2 more ways this is tested on CLF-C02

These questions test the same concept from different angles. Work through them to make sure you can recognise it however the exam phrases it.

Variation 1. A company is considering AWS for their new application. Which tool allows them to compare the cost of running their workloads on AWS versus on-premises, and estimate the potential savings?

medium
  • A.AWS Cost Explorer
  • B.AWS Pricing Calculator
  • C.AWS Budgets
  • D.AWS Trusted Advisor

Why B: AWS Pricing Calculator (formerly TCO Calculator) is specifically designed to compare the cost of running workloads on AWS versus on-premises environments. It allows users to input their current on-premises infrastructure details (such as server specifications, storage, and network usage) and generates a detailed cost comparison, including estimated savings from migrating to AWS. This directly matches the question's requirement for comparing costs and estimating potential savings.

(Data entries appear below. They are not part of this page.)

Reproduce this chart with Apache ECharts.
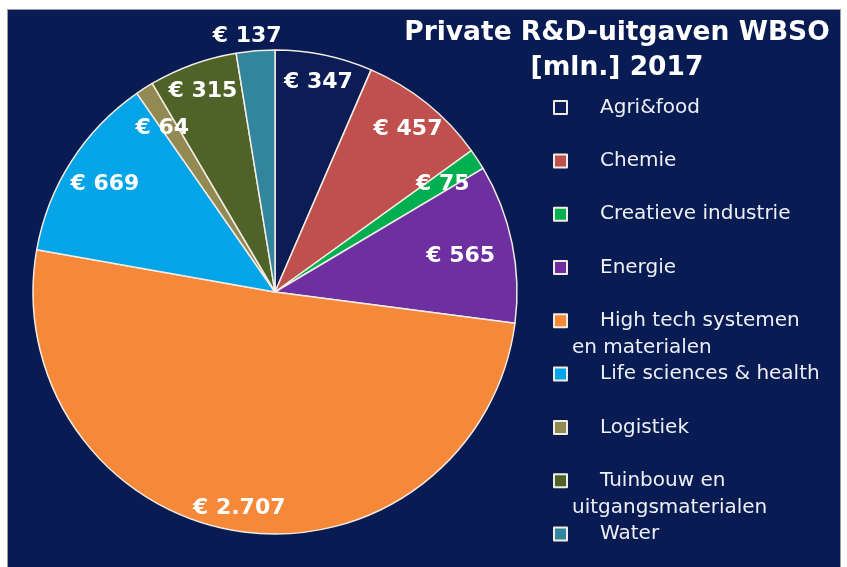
<!DOCTYPE html>
<html>
<head>
<meta charset="utf-8">
<script src="https://cdn.jsdelivr.net/npm/echarts@6/dist/echarts.min.js"></script>
<style>
  html, body { margin: 0; padding: 0; background: #ffffff; }
  #panel { position: absolute; left: 7px; top: 9px; width: 832px; height: 560px;
           background: #081b52; border-left: 1px solid #9a9aa2; border-top: 1px solid #9a9aa2; border-right: 1px solid #9a9aa2; }
  #main { position: absolute; left: 0; top: 0; width: 847px; height: 567px; }
</style>
</head>
<body>
<div id="panel"></div>
<div id="main"></div>
<script>
// ---- data ----
const titleText = 'Private R&D-uitgaven WBSO\n[mln.] 2017';
const categories = [
  'Agri&food',
  'Chemie',
  'Creatieve industrie',
  'Energie',
  'High tech systemen\nen materialen',
  'Life sciences & health',
  'Logistiek',
  'Tuinbouw en\nuitgangsmaterialen',
  'Water'
];
const values = [347, 457, 75, 565, 2707, 669, 64, 315, 137];
const colors = ['#0c1d56', '#c0504d', '#00b050', '#6e2fa0', '#f6883a', '#03a4e8', '#938953', '#4f6228', '#31859c'];

// ---- label nudges (style only, in px) ----
const labelShift = [
  [1, -5],
  [2, 0],
  [-7, 7],
  [-19, 6],
  [-4, 10],
  [6, 5],
  [0, 12],
  [-1, -4],
  [-11, -47]
];
function euro(v) {
  return '€ ' + String(v).replace(/\B(?=(\d{3})+(?!\d))/g, '.');
}
const FONT = 'DejaVu Sans';
const LH = 26.6;

const mainData = categories.map((n, i) => ({ name: n, value: values[i], itemStyle: { color: colors[i] } }));
const labelData = categories.map((n, i) => ({ name: n, value: values[i] }));

const chart = echarts.init(document.getElementById('main'), null, { renderer: 'canvas' });
chart.setOption({
  backgroundColor: 'transparent',
  animation: false,
  title: {
    text: titleText,
    left: 617,
    top: 16,
    padding: 0,
    textAlign: 'center',
    textStyle: { color: '#ffffff', fontFamily: FONT, fontWeight: 'bold', fontSize: 26.5, lineHeight: 35 }
  },
  legend: {
    orient: 'vertical',
    left: 553,
    top: 71,
    height: 540,
    padding: 0,
    itemWidth: 13,
    itemHeight: 13,
    itemGap: -19.9,
    icon: 'rect',
    data: categories,
    formatter: function (name) {
      const parts = name.split('\n');
      return '{s| }\n{a|' + parts[0] + '}\n' + (parts[1] ? '{c|' + parts[1] + '}' : '{s| }');
    },
    textStyle: {
      color: '#eef0f6',
      fontFamily: FONT,
      fontSize: 20,
      rich: {
        s: { fontSize: 20, lineHeight: LH, fontFamily: FONT, color: '#eef0f6' },
        a: { fontSize: 20, lineHeight: LH, fontFamily: FONT, color: '#eef0f6', padding: [0, 0, 0, 28] },
        c: { fontSize: 20, lineHeight: LH, fontFamily: FONT, color: '#eef0f6' }
      }
    }
  },
  series: [
    {
      name: 'WBSO',
      type: 'pie',
      center: [275, 292],
      radius: [0, 242],
      startAngle: 90,
      clockwise: true,
      silent: true,
      label: { show: false },
      labelLine: { show: false },
      itemStyle: { borderColor: '#f3ece4', borderWidth: 1.5 },
      data: mainData
    },
    {
      name: 'labels',
      type: 'pie',
      center: [275, 292],
      radius: [170, 242],
      startAngle: 90,
      clockwise: true,
      silent: true,
      avoidLabelOverlap: false,
      z: 5,
      itemStyle: { color: 'rgba(0,0,0,0)', borderWidth: 0 },
      labelLine: { show: false },
      label: {
        show: true,
        position: 'inside',
        formatter: function (p) { return euro(p.value); },
        color: '#ffffff',
        fontFamily: FONT,
        fontWeight: 'bold',
        fontSize: 22
      },
      labelLayout: function (p) {
        const s = labelShift[p.dataIndex];
        return { dx: s[0], dy: s[1], hideOverlap: false };
      },
      data: labelData
    }
  ]
});
</script>
</body>
</html>
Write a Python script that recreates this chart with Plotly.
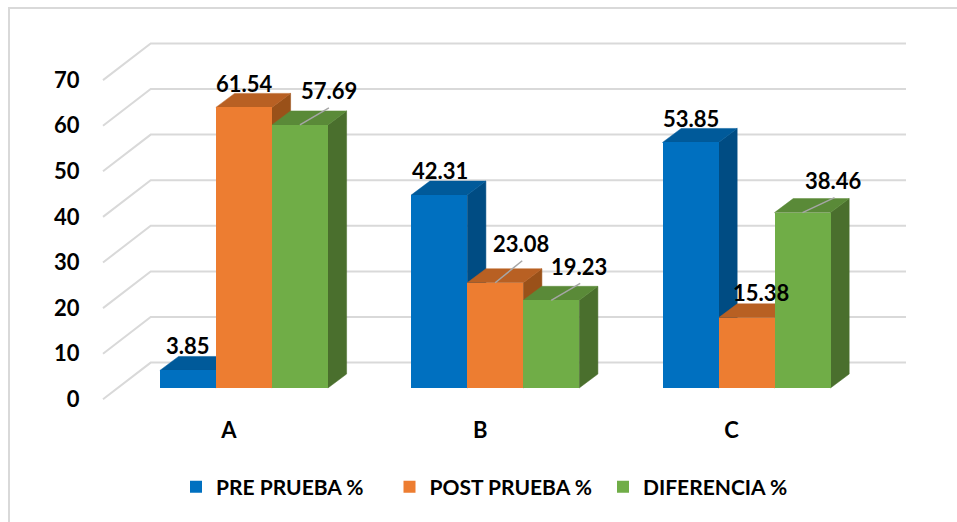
import plotly.graph_objects as go

categories = ["A", "B", "C"]
series_names = ["PRE PRUEBA %", "POST PRUEBA %", "DIFERENCIA %"]
pre_prueba = [3.85, 42.31, 53.85]
post_prueba = [61.54, 23.08, 15.38]
diferencia = [57.69, 19.23, 38.46]
series_values = [pre_prueba, post_prueba, diferencia]
y_ticks = [0, 10, 20, 30, 40, 50, 60, 70]

front_colors = ["#0070C0", "#ED7D31", "#70AD47"]
top_colors = ["#005A9A", "#B86023", "#5A8A38"]
side_colors = ["#004C83", "#9A5119", "#4A6F2D"]
GRID = "#D9D9D9"
FONT = "Lato"
FS = 22
LEGEND_FS = 21

W, H = 957, 522
PX_X = 251.3   # pixels per category
PX_Y = 4.56    # pixels per value unit
ORIGIN_X, ORIGIN_Y = 229.0, 399.3  # category A / value 0 on the front plane
L, R, T, B = 90, 915, 25, 409
x_range = [(L - ORIGIN_X) / PX_X, (R - ORIGIN_X) / PX_X]
y_range = [(ORIGIN_Y - B) / PX_Y, (ORIGIN_Y - T) / PX_Y]

def dx(px):
    return px / PX_X

def dy(px):
    return px / PX_Y

def paper_x(px):
    return (px - L) / (R - L)

def paper_y(px):
    return (B - px) / (B - T)

WALL_DX, WALL_DY = dx(47.7), dy(36.7)
WALL_LEFT = dx(103 - ORIGIN_X)
WALL_RIGHT = dx(906 - ORIGIN_X)
BAR_W = dx(56)
BAR_DX, BAR_DY = dx(18.7), dy(14)
FRONT_DX, FRONT_BASE = dx(14.9), dy(11.3)

fig = go.Figure()

# walls
for t in y_ticks:
    fig.add_trace(go.Scatter(
        x=[WALL_LEFT, WALL_LEFT + WALL_DX, WALL_RIGHT],
        y=[t, t + WALL_DY, t + WALL_DY],
        mode="lines", line=dict(color=GRID, width=2),
        showlegend=False, hoverinfo="skip"))

def bar_x(cat, s):
    return cat + FRONT_DX + (s - 1) * BAR_W

# top and side faces, left to right
for c in range(len(categories)):
    for s, vals in enumerate(series_values):
        xc = bar_x(c, s)
        x0, x1 = xc - BAR_W / 2, xc + BAR_W / 2
        top = FRONT_BASE + vals[c]
        fig.add_trace(go.Scatter(
            x=[x1, x1 + BAR_DX, x1 + BAR_DX, x1, x1],
            y=[FRONT_BASE, FRONT_BASE + BAR_DY, top + BAR_DY, top, FRONT_BASE],
            mode="lines", fill="toself", fillcolor=side_colors[s],
            line=dict(color=side_colors[s], width=0.5),
            showlegend=False, hoverinfo="skip"))
        fig.add_trace(go.Scatter(
            x=[x0, x1, x1 + BAR_DX, x0 + BAR_DX, x0],
            y=[top, top, top + BAR_DY, top + BAR_DY, top],
            mode="lines", fill="toself", fillcolor=top_colors[s],
            line=dict(color=top_colors[s], width=0.5),
            showlegend=False, hoverinfo="skip"))

# front faces
for s, vals in enumerate(series_values):
    fig.add_trace(go.Bar(
        x=[bar_x(c, s) for c in range(len(categories))],
        y=vals, base=[FRONT_BASE] * len(vals), width=BAR_W,
        name=series_names[s], marker=dict(color=front_colors[s], line=dict(width=0)),
        xaxis="x2", yaxis="y2"))

# data labels: (series, category) -> pixel offset of the text, leader line end
label_offsets = {
    (0, 0): (0, -25), (1, 0): (1, -24), (2, 0): (29, -34),
    (0, 1): (1, -25), (1, 1): (26, -39), (2, 1): (28, -34),
    (0, 2): (0, -24), (1, 2): (14, -25), (2, 2): (31, -32),
}
leader_offsets = {
    (2, 0): (29, -17), (1, 1): (27, -22), (2, 1): (29, -17), (2, 2): (32, -15),
}
annotations = []
for (s, c), (ox, oy) in label_offsets.items():
    v = series_values[s][c]
    annotations.append(dict(
        x=bar_x(c, s), y=FRONT_BASE + v, xref="x2", yref="y2",
        text=f"{v:.2f}", showarrow=False, xanchor="center", yanchor="middle",
        xshift=ox, yshift=-oy, font=dict(family=FONT, size=FS, color="#000000", weight="bold")))

for (s, c), (ox, oy) in leader_offsets.items():
    v = series_values[s][c]
    xc, yc = bar_x(c, s), FRONT_BASE + v
    fig.add_trace(go.Scatter(
        x=[xc, xc + dx(ox)], y=[yc, yc - dy(oy)], mode="lines",
        line=dict(color="#A6A6A6", width=1.5), showlegend=False, hoverinfo="skip",
        xaxis="x2", yaxis="y2"))

tickfont = dict(family=FONT, size=FS, color="#000000", weight="bold")
axis_off = dict(showgrid=False, zeroline=False, showline=False)
fig.update_layout(
    width=W, height=H, autosize=False,
    margin=dict(l=L, r=W - R, t=T, b=H - B, pad=0),
    paper_bgcolor="#FFFFFF", plot_bgcolor="rgba(0,0,0,0)",
    barmode="overlay", bargap=0,
    xaxis=dict(range=x_range, tickmode="array", tickvals=list(range(len(categories))),
               ticktext=categories, tickfont=tickfont, ticks="outside", ticklen=2,
               tickcolor="rgba(0,0,0,0)", fixedrange=True, **axis_off),
    yaxis=dict(range=y_range, tickmode="array", tickvals=y_ticks, tickfont=tickfont,
               ticks="outside", ticklen=5, tickcolor="rgba(0,0,0,0)", fixedrange=True, **axis_off),
    xaxis2=dict(range=x_range, overlaying="x", visible=False, fixedrange=True, **axis_off),
    yaxis2=dict(range=y_range, overlaying="y", visible=False, fixedrange=True, **axis_off),
    legend=dict(orientation="h", x=paper_x(176), xanchor="left", y=paper_y(487), yanchor="middle",
                font=dict(family=FONT, size=LEGEND_FS, color="#000000", weight="bold"),
                itemclick=False, itemdoubleclick=False, bgcolor="rgba(0,0,0,0)",
                traceorder="normal", entrywidth=168.5, entrywidthmode="pixels"),
    annotations=annotations,
    showlegend=True,
)

# chart frame (top and left edges)
fig.add_shape(type="line", xref="paper", yref="paper", x0=paper_x(9), x1=paper_x(W),
              y0=paper_y(8), y1=paper_y(8), line=dict(color=GRID, width=2))
fig.add_shape(type="line", xref="paper", yref="paper", x0=paper_x(9), x1=paper_x(9),
              y0=paper_y(7), y1=paper_y(H), line=dict(color=GRID, width=2))

fig.write_html("out.html", config=dict(displayModeBar=False),
               post_script="document.body.style.margin='0';")
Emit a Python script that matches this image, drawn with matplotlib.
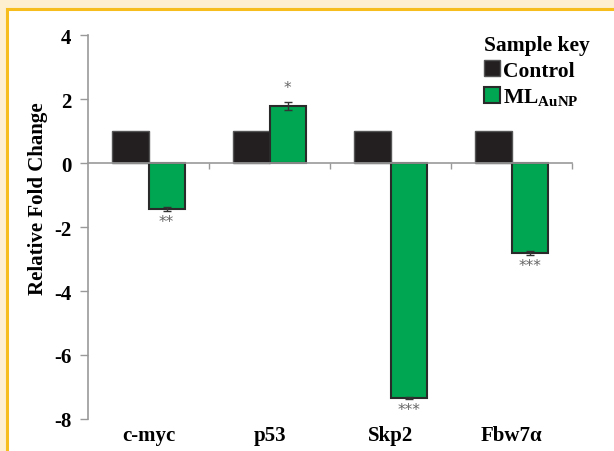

Variation 2. Which tool allows a company to estimate the monthly cost of running a new AWS architecture before deploying any resources?

medium
  • A.AWS Cost Explorer
  • B.AWS Pricing Calculator
  • C.AWS Budgets
  • D.AWS Trusted Advisor

Why B: The AWS Pricing Calculator (formerly Simple Monthly Calculator) allows users to estimate the monthly cost of AWS services by configuring resources like EC2 instances, storage, and data transfer before deployment. It provides a detailed cost breakdown based on selected regions, instance types, and usage patterns, enabling informed budgeting without incurring actual charges.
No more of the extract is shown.